Reservations accepted
All major credit cards
Accessible to the handicapped

Do reality-TV chef competitions make your mouth water, even though you have no idea what cucumber spaghetti, Meyer lemon gremolata, or pineapple piquillo pepper relish actually tastes like? Well, you can find out at Blue Smoke, a casually chic new bistro tucked into a suburban Hamilton shopping center.

Trendy is the word to describe the menu here - even the physical menu. One side of the single massive sheet is covered with an arty photograph of curling smoke. The other side is loaded with tiny type listing all kinds of exotica, from red shiso to three-lily polenta.

"This menu has a dazzle factor, but I'm not sure I'm smart enough to understand it," said one of our group of five.

Blue Smoke, which opened two months ago, is the brainchild of Hamilton chef Jeff Cala, and its busy menu, nook-filled interior, and informal vibe reminded us of his popular Gloucester restaurant, Alchemy.

Arriving on a busy Friday evening, we were seated on banquettes at a table facing the well-stocked, well-attended bar. Wooden latticework screens gave us privacy without making us feel isolated from the scene, which was lively and youngish.

We were off to a good start with a medley of unfamiliar appetizers, including portobello mushrooms with truffle cheese baked in the open kitchen's large wood-fired oven and served with an unusual garlic-mint vinaigrette ($11) and a plate of yummy crab fritters with chipotle maple syrup ($10). A mushroom and root-vegetable cake, pan-seared with shaved fennel and smoked tomato chutney ($9), was both tasty and nutritious (doesn't everyone need more parsnips?), though it could have used some crunch.

Our elegantly assembled salads were all half-portions ($9, or $16 full) yet plenty big enough. Each was loaded with goodies such as wild mushrooms, sun-dried cranberries, candied walnuts, and - our favorite - warm goat-cheese croutons. An organic rainbow-beet salad ($13) was a dramatic mini-mountain of beet slices interspersed with layers of "crispy" truffle cheese, although the texture of the cheese was more oily than crisp.

An appetizer that was delightfully crisp was the four-cheese pizza ($10), a flavorful thin-crust pie lightly seasoned with garlic custard and basil.

An entree of wood-roasted organic chicken with orecchiette, or ear-shaped, pasta ($17 half, $24 full) was a delicious blend of ingredients that included olives, asparagus, and pancetta, or Italian spiced bacon.

Less successful, to our palates, was the lobster and shrimp scampi ($18 half, $26 full). The chunks of lobster were chewy, as if overcooked, and the pasta had a mouth-puckering sourness that reminded us of Buffalo wings.
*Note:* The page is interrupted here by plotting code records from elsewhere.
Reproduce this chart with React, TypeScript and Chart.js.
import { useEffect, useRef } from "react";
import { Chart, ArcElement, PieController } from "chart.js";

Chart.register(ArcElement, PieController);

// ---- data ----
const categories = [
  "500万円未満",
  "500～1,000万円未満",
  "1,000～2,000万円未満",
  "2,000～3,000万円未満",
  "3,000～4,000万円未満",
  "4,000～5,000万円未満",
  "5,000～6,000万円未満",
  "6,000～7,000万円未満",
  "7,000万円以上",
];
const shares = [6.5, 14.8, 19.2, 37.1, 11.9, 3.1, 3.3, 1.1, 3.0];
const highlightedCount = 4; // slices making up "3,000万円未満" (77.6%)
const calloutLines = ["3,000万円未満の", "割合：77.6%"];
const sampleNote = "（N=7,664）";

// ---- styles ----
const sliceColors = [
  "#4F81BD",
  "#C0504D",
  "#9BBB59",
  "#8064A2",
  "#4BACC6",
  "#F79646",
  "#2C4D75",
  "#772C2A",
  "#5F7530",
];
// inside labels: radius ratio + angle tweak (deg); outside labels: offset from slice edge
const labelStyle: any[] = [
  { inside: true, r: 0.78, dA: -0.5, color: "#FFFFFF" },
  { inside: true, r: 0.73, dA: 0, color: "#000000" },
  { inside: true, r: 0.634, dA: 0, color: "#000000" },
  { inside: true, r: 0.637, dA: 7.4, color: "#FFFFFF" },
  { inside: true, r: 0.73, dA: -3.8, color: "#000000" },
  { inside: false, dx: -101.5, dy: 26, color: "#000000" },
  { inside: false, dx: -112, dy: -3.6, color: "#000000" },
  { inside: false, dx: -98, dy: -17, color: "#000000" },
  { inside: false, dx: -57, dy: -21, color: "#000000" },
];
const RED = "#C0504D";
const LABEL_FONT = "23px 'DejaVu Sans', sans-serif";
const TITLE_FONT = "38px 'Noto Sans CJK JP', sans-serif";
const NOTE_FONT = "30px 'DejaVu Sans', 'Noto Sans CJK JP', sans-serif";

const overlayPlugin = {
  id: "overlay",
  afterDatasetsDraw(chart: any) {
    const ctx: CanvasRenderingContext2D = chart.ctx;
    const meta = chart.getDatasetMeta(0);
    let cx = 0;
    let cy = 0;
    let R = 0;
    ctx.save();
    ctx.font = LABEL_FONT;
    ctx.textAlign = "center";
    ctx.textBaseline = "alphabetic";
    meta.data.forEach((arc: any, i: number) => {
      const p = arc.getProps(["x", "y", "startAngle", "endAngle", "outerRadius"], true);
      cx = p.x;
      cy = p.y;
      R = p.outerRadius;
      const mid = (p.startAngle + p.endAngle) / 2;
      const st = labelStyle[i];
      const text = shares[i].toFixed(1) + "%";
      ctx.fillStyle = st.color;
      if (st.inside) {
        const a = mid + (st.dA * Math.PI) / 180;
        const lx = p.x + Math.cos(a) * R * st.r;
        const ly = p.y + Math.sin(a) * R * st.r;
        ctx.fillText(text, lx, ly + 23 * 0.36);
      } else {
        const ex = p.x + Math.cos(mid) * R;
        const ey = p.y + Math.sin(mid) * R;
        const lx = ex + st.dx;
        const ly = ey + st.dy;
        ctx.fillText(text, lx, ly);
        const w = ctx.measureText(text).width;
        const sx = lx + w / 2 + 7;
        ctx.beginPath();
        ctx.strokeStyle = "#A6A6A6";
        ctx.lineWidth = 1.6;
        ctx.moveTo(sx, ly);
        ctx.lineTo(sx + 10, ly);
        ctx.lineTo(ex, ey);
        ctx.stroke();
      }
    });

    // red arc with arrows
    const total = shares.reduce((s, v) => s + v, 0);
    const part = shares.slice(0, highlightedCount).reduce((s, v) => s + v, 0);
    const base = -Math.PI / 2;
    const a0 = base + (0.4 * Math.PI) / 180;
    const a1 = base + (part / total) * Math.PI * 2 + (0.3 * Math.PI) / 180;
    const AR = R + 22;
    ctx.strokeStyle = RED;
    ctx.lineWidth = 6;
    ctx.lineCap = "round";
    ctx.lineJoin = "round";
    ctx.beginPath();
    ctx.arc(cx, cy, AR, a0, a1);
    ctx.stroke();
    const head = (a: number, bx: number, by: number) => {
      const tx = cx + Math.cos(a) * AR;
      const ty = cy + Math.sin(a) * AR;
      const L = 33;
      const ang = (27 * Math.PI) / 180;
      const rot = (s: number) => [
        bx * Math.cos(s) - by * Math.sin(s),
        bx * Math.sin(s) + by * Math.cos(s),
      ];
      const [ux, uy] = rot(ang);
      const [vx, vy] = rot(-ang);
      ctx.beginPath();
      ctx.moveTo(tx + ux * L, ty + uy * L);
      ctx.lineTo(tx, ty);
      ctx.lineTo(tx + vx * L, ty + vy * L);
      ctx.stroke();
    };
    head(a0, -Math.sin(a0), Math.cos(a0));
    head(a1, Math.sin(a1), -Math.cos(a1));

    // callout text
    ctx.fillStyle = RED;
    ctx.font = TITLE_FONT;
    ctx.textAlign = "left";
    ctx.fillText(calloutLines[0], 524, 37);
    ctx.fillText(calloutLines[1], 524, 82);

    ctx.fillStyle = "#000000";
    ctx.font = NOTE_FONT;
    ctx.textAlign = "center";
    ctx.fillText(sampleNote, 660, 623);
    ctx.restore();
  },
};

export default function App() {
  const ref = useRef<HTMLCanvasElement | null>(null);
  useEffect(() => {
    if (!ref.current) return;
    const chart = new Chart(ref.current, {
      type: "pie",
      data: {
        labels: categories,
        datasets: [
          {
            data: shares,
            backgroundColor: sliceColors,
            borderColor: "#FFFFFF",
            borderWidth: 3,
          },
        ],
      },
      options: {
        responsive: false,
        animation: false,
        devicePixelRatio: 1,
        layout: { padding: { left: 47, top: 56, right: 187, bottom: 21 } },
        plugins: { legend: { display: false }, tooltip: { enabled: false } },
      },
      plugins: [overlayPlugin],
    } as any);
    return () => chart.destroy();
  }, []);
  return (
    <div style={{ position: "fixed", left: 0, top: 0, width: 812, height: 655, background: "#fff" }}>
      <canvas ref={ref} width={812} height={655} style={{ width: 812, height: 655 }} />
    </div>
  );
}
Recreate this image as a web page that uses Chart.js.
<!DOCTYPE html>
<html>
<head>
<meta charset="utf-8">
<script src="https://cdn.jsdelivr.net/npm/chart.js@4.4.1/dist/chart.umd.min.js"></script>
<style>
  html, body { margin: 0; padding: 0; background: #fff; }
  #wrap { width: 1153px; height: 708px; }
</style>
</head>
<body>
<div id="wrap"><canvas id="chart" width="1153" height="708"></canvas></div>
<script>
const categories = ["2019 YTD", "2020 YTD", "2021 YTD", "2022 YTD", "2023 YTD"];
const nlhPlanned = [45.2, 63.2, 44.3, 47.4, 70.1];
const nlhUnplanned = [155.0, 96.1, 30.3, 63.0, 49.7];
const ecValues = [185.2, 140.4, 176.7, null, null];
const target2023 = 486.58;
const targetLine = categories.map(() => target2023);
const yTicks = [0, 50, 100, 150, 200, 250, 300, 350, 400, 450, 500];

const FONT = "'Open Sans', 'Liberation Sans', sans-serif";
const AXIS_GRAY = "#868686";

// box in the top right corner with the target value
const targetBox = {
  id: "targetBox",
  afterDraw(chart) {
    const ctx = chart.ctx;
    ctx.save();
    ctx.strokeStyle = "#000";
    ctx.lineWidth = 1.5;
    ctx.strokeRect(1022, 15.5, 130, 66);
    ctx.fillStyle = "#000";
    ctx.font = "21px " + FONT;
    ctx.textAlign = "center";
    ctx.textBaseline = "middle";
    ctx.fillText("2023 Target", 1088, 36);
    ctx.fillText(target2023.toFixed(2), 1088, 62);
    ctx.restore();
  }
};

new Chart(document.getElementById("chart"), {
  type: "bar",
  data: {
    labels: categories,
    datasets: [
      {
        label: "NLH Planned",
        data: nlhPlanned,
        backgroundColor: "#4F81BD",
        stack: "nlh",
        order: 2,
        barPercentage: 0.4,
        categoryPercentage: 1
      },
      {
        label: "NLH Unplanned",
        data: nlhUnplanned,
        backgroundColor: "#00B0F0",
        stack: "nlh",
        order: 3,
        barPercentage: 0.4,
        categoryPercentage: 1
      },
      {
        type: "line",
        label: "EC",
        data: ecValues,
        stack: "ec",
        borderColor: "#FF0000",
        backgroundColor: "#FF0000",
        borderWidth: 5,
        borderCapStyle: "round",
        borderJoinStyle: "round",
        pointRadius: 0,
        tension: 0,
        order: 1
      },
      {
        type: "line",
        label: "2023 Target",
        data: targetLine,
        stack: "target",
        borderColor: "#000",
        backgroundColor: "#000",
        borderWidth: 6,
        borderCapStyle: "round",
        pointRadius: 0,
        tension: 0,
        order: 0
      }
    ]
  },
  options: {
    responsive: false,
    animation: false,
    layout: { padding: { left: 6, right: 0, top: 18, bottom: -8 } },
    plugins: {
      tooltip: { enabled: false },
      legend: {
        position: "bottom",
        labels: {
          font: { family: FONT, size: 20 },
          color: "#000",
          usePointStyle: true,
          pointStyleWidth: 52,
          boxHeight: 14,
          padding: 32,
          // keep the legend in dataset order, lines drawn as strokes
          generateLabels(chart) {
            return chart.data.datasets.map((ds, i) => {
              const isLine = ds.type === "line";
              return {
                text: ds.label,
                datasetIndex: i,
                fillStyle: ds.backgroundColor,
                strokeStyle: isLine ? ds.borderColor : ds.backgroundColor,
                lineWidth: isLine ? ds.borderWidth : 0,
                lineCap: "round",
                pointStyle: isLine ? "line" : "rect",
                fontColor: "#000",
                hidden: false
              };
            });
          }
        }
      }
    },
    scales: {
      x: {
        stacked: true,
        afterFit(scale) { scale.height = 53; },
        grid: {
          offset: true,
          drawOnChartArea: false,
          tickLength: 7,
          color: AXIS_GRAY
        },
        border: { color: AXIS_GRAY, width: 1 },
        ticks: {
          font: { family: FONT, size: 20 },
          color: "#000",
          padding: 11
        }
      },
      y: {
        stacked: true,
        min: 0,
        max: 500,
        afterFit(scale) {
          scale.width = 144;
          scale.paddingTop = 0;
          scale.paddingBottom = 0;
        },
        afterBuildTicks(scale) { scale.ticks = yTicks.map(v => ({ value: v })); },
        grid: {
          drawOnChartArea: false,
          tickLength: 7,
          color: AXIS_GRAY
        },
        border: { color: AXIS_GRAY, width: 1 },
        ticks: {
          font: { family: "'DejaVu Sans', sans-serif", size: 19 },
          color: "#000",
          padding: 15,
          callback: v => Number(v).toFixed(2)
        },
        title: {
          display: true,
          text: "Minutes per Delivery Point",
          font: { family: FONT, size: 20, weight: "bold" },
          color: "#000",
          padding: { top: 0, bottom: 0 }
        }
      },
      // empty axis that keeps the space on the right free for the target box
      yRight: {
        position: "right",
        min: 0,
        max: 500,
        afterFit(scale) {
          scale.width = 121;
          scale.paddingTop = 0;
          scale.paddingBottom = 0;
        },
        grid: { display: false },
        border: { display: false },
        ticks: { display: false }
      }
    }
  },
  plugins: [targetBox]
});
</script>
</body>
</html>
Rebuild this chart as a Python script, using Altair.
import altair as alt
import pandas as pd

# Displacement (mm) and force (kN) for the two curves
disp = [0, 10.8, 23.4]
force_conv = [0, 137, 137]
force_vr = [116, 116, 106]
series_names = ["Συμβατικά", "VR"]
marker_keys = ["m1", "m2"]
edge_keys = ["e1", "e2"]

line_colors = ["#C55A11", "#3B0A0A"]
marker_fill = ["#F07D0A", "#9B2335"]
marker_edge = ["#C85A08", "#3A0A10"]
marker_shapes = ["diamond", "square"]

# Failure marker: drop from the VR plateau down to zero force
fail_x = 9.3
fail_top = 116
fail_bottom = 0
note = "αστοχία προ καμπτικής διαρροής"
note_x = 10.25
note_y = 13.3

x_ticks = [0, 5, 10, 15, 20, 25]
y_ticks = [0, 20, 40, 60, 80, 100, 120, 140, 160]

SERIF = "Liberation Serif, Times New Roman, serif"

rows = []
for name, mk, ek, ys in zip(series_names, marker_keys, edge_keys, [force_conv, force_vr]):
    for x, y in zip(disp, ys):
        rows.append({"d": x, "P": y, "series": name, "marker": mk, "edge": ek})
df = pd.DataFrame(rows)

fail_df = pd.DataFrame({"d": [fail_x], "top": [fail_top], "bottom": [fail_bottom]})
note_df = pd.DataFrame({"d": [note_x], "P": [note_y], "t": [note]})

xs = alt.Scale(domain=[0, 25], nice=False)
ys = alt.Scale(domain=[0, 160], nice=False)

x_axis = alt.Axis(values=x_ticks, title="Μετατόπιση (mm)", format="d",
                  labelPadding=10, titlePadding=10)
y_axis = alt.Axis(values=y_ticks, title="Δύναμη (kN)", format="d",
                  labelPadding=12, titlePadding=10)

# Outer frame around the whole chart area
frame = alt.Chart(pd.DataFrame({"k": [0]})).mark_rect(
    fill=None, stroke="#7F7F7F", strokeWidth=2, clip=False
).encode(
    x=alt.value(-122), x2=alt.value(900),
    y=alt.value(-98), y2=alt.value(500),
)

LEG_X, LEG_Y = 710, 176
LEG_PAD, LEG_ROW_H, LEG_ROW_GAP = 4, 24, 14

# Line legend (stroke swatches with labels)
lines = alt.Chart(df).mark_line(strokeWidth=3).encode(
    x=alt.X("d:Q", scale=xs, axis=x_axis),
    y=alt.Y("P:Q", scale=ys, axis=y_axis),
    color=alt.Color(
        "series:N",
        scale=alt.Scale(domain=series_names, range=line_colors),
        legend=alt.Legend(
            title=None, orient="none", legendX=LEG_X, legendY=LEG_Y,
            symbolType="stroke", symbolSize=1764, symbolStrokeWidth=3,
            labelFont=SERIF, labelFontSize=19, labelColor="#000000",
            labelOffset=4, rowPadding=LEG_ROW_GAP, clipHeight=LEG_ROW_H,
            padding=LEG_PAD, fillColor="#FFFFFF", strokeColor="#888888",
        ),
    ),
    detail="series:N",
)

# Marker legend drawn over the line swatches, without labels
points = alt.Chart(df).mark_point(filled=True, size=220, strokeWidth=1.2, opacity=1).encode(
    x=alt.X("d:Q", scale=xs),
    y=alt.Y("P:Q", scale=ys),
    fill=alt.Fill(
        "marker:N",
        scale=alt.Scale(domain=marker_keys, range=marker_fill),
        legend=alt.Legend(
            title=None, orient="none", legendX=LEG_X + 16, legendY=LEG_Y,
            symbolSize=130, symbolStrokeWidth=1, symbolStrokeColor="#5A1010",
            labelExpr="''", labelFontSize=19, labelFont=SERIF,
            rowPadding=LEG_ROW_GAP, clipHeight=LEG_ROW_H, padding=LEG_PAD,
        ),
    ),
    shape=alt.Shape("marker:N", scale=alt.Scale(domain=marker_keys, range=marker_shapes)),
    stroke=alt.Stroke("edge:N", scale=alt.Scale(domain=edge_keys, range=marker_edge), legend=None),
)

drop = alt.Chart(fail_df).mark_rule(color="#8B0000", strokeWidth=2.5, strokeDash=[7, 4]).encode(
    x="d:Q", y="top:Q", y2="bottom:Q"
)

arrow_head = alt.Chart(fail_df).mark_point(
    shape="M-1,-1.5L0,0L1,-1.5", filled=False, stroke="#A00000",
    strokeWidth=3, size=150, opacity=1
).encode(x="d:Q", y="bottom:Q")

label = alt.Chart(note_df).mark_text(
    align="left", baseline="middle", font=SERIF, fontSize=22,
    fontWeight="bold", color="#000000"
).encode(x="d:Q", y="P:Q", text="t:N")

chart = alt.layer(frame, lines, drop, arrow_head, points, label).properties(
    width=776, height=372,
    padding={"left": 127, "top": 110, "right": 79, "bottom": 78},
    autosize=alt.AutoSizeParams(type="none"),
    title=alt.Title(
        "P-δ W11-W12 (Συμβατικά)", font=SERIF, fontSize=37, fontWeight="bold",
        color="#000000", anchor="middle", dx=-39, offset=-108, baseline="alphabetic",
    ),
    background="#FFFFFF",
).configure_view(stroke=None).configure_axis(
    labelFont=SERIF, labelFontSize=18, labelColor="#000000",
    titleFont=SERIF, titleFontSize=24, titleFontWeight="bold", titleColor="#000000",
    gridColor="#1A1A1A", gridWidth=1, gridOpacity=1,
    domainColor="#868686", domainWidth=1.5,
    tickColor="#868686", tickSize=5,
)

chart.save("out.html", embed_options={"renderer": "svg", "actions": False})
A half-rack of barbecued baby back ribs ($13) was spicy but a bit tough, and dry rather than succulent. Even more disappointing was the house-smoked American Kobe beef brisket ($16). In Japan, where it can cost hundreds of dollars a pound, Kobe beef is prized for its tenderness and flavor. Blue Smoke's version was tender enough but bland and so fatty that we could only eat part of it.

Blue Smoke is certainly stylish, but more attention to detail would help it deliver on what its ambitious menu promises.